À Gauche toute ! Tête première dans le bloc opératoire, le gala de danse s’annonce entre, au mieux, les tirs du métronome ajusté, au pire, entre ceux du réglage des bandes-son. Survol là où l’on voit les respirations se mêler à la première sueur des tutus en fleurs. Quelques bulles salines explosent pour avoir trop paramétré le lieu. Progression en silence à la place près, oui encore, et au mouvement imposé. Il y a de la résistance familiale entre repérage et division. Sur les petits s’agrippent, se collent les désirs de grandeurs des familles, la jalousie du frère, l’ironie de la cousine, le sourire niais de Mémé (moi). De quoi suer ! Couches sur couches, empilage sur scène : les petits ne font plus qu’un ; le corps de ballet est constitué. Les spots échauffent les ambitions. Par leur ardeur, les enfants poussent la sueur dans le noir ; les parents climatisés suent à leur tour. Certains se font suer. Exprès ? De côté, sur la ligne jour/nuit, on voit les gouttelettes hésiter, puis éclater dans les mains, entre les paumes qui les happent au vol. Il ne faudrait pas applaudir, ou alors applaudir pour éteindre la suée des petits mis en surchauffe. Sur les rebords des fauteuils, les accoudoirs se chargent de murmures en confidence, si l’envie prenait de s’échapper… Mais les couloirs en crochets sont gardés, protégés de l’assaut ; des agents de sécurité et des bénévoles sont plantés devant les portes d’évasion. Des Statues, ponctuées çà et là d’un adjoint au maire, parfois du maire en personne, d’une ajointe à la commission culturelle là-bas près de l’escalier au cas où un discours s’improviserait, des affiches, des pancartes déjà scotchées dans le futur.

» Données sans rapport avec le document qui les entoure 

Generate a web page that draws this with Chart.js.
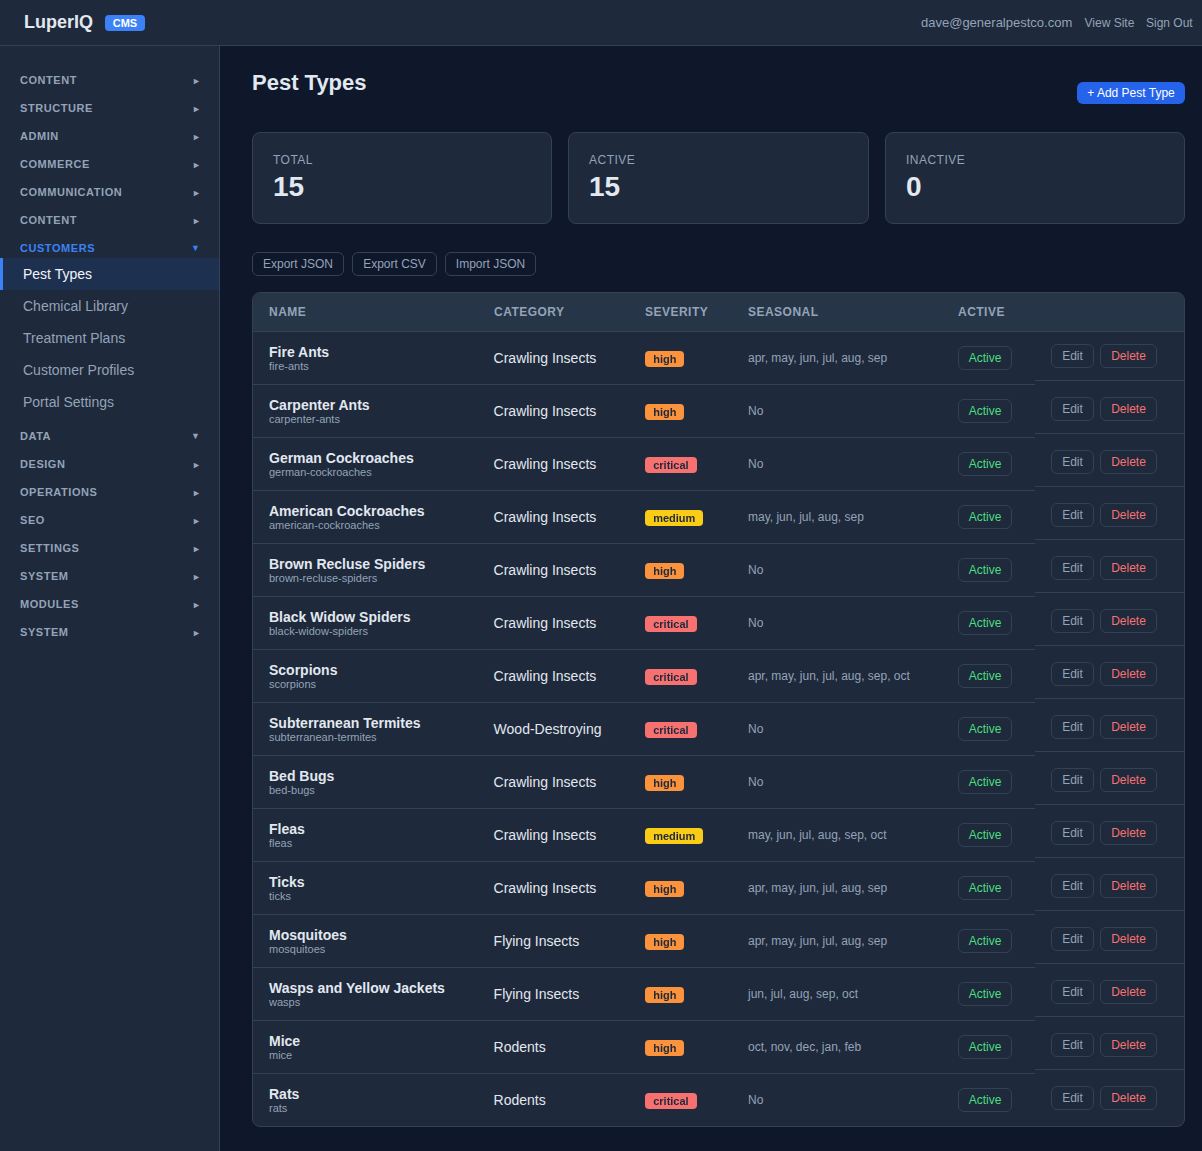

Le temps du spectacle, les rumeurs visio-conférencées vont bon train et flirtent avec le sol, glissent sous les pieds de la salle à la scène ; les bras tendus en l’air, au-dessus de la tête du grand monsieur chauve devant, fatiguent. Les odeurs remontent des mensonges anodins, de l’œil nu à l’œil habillé pour l’hiver. Plus en dessous encore, du côté de la scène, les chaussons se courbent, les talons bêchent, les pointent tapent, un fourmillement de talons-pointes et demi-pointes, univoque en la couleur ; du côté de la salle : un seul pied à terre, les autres restent en apesanteur par la jambe croisée. La salle s’arrime sur des pieds solitaires (mais collectifs), la scène s’active sous la frappe des deux pieds (mais individuels) ; de quoi assurer la stabilité du spectacle. Quelle que soit la surface, l’équilibre s’impose par trépied-témoin. Les théâtres sont conçus ainsi. À la verticale, les filins, les treuils s’activent ; à l’horizontal, les panneaux glissent. En mécanique réversible, les articulations se tendent et fléchissent en échos souterrains. Au-dessus et en dessous, tout devient flux. Mais les bruits ne franchissent pas la rampe !
Déplacement en mode infrarouge. Vérifier les effets sonores, couper la vision en externe et ramper à l’intérieur des images photosynthétiques. Se balader entre les souffles, toucher le bruit, prendre à pleine main une odeur de fleurs de tutus. Sous l’infrarouge, plus de scène ni de salle, seule une ligne ensoleillée persiste. Les familles et petits sont réunis, lucioles jaunes de vibrations ; les cœurs palpitent, les pensées survoltées fusionnent. Arcs lumineux, grouillant de flux. Repérage de quelques failles et surchauffes ; l’espace se remplit de particules sensorielles. Tel un Cern, la pression monte avant le déclenchement du rush out. En coupe, les tuyaux et les conduits de fluides enserrent le passage vers la sortie : un goulet sombre. Il fait chaud moite. Épreuve : évacuation synchrone de la salle et de la scène ; on ne sait pas comment les enfants et les parents se sont retrouvés, il y a eu une absence dans le déroulement du temps, une étape collective sautée à pieds joints.
Dehors 23 h, rassembler ses ombres, suivre le fil sur le téléphone, armer jeton et carte, enclencher fente, libérer fente – ADN laissé – effacer le tatouage éphémère, mettre en roue libre, abandonner sa propriété virtuelle à d’autres, recracher des bouts de ville, lâcher l’urgence, apaiser le mouvement ; les enfants dorment.
Suivre vos phrases est toujours passionnant. Vous semblez écrire d’un état de conscience, vos yeux vos oreilles peu-être votre odorat aussi observent. C’est très très bien, l’écriture vous va très bien.
Merci Rudy pour ce commentaire, je suis touchée.